For machining operations that include both turning and grooving … it oftentimes makes sense to combine those operations with one tool. Of course the type of material and type of groove machining play an important role here … but when possible, using a combination groove-turn tool can be very beneficial and efficient. Eliminating the tool change and related non-cutting time can improve cycletime … but the flexibility of the tool opens up a wide variety of machining options as well … beyond just grooving operations.


As the illustration above shows … machining operations such as PARTING OFF … GROOVING … BACK TURNING … and STANDARD TURNING are all possible with this tool type.

Additional Information / Recommendation :

Tool Name / Manufacturer : ISCAR – Groove-Turn

Catalog / Brochure Link :

Video Link :


 Turning : Boring with an Indexable Drill

In certain non-turning tool applications … it is possible to utilize the same indexable drill used to drill a hole as a boring bar to open up the hole diameter. Benefits of course include decreased cycletime and the use of less tools … but this should be considered carefully and success involves many factors. As stated many times in our blog … we recommend Sandvik tooling quite often … and they have a great online resources that delves into this type of machining and the options to consider before giving it a go in the link below … just click the image to open up their information page :



Of course there are thousands of ways to use standard type tooling as a multi-function tool … and we are sure that your machinist mind has come up with some novel ones along the way. But we felt the need to include at least some of the more “common” options in any conversation about shop efficiency. So there you have it. Some food for thought … and some multi-function tooling options you may not have been aware of or considered.


Please come back for our next installment in our series on Shop Efficiency.

Kenney Skonieczny – President
Kentech Inc.

Shop Efficiency Series Part 4 : Re-Thinking Your HEIGHT OFFSET Strategy

As we have been stressing throughout this Shop Efficiency Series … keeping your spindle running and the green cycle light lit is one of the main keys to making money and profits. In Part 4 we’re going to shift our attention back to the VMC and HMC world and send out some thoughts regarding Tool Height Offsets … “touching off” tools … and how to get that inevitable task done quickly, easily and efficiently … so that the spindle stays running and the tools gets in the chip.

Tool breakage or the need to replace dull or ineffective tools can cause huge loss of cutting times and spindle on time. With the implementation of the simple system we outline below … you can insure that replacing or setting up your tools for machining can be done quickly and efficiently with as little disruption to cutting time as possible. There are some initial costs involved … but the ROI is fast and you’ll see the results immediately.

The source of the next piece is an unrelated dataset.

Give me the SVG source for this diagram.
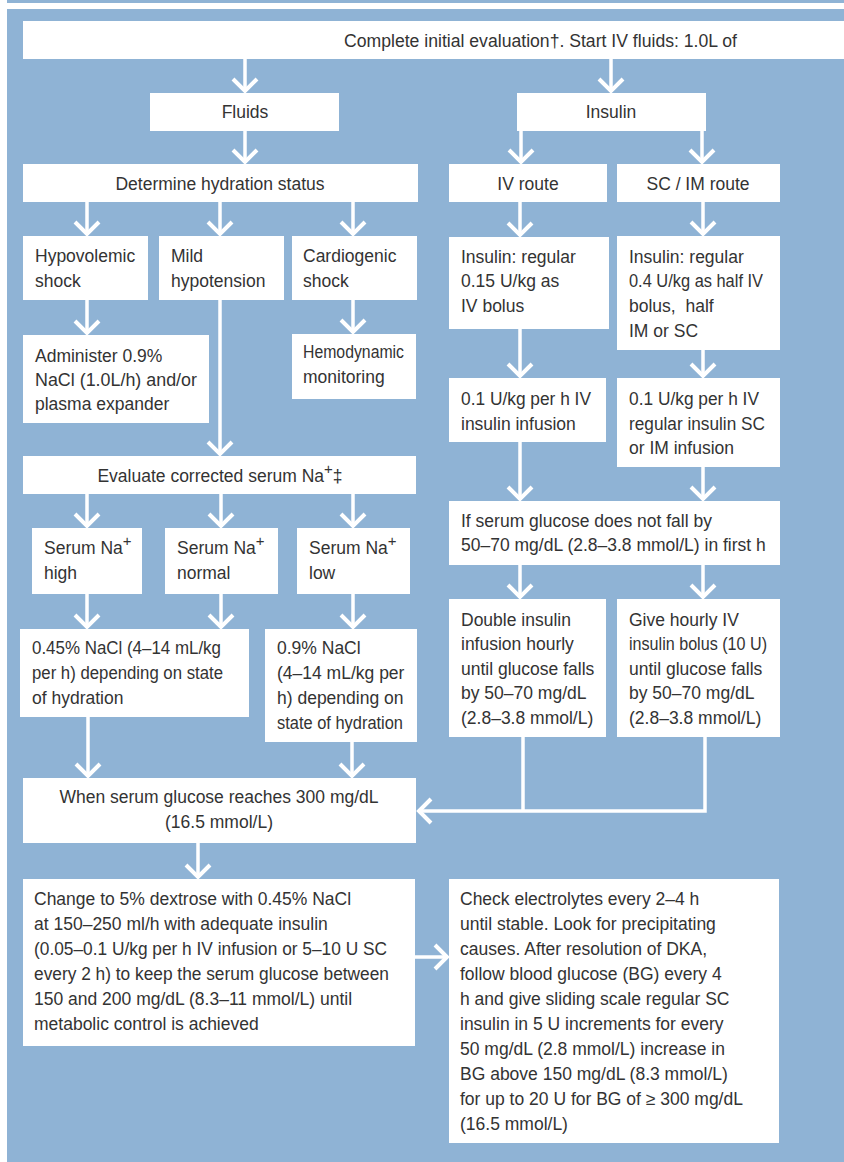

We’ll take you through the Set-Up and Process first to show you how it works … then highlight some of the Features and Benefits that can achieved by utilizing this system. The basic idea is to utilize a MASTER TOOL to set the part Z0 position … and use the HEIGHT OFFSETS to calibrate the distance difference from the MASTER TOOL and EACH CUTTING TOOL. This system leaves us only the MASTER TOOL to re-calibrate for each workpiece … and allows us to leave the cutting tools unchanged no matter what part we’re running. Setting up ONE tool is obviously faster than setting up multiple tools.

What You’ll Need :

  1. Height Gauge … digital gauge will obviously function the best.
  2. Master Tool ( more details below )
  3. Tool Holder Adapter or Setting Fixture


The Master Tool :

In order to utilize the features of this system, you’ll need to create a MASTER TOOL. What we refer to as a master tool would be a piece of stock, say a piece of turned, ground and polished stock or drill rod loaded and secured into a tool holder. It should be secure in the holder … the best way is with a shoulder butting against the tool holder face so it has a positive stop. Another feature is to make this master tool close to the length of the machine specs longest tool. This way you’ll know that no cutting tool can be longer than this master tool.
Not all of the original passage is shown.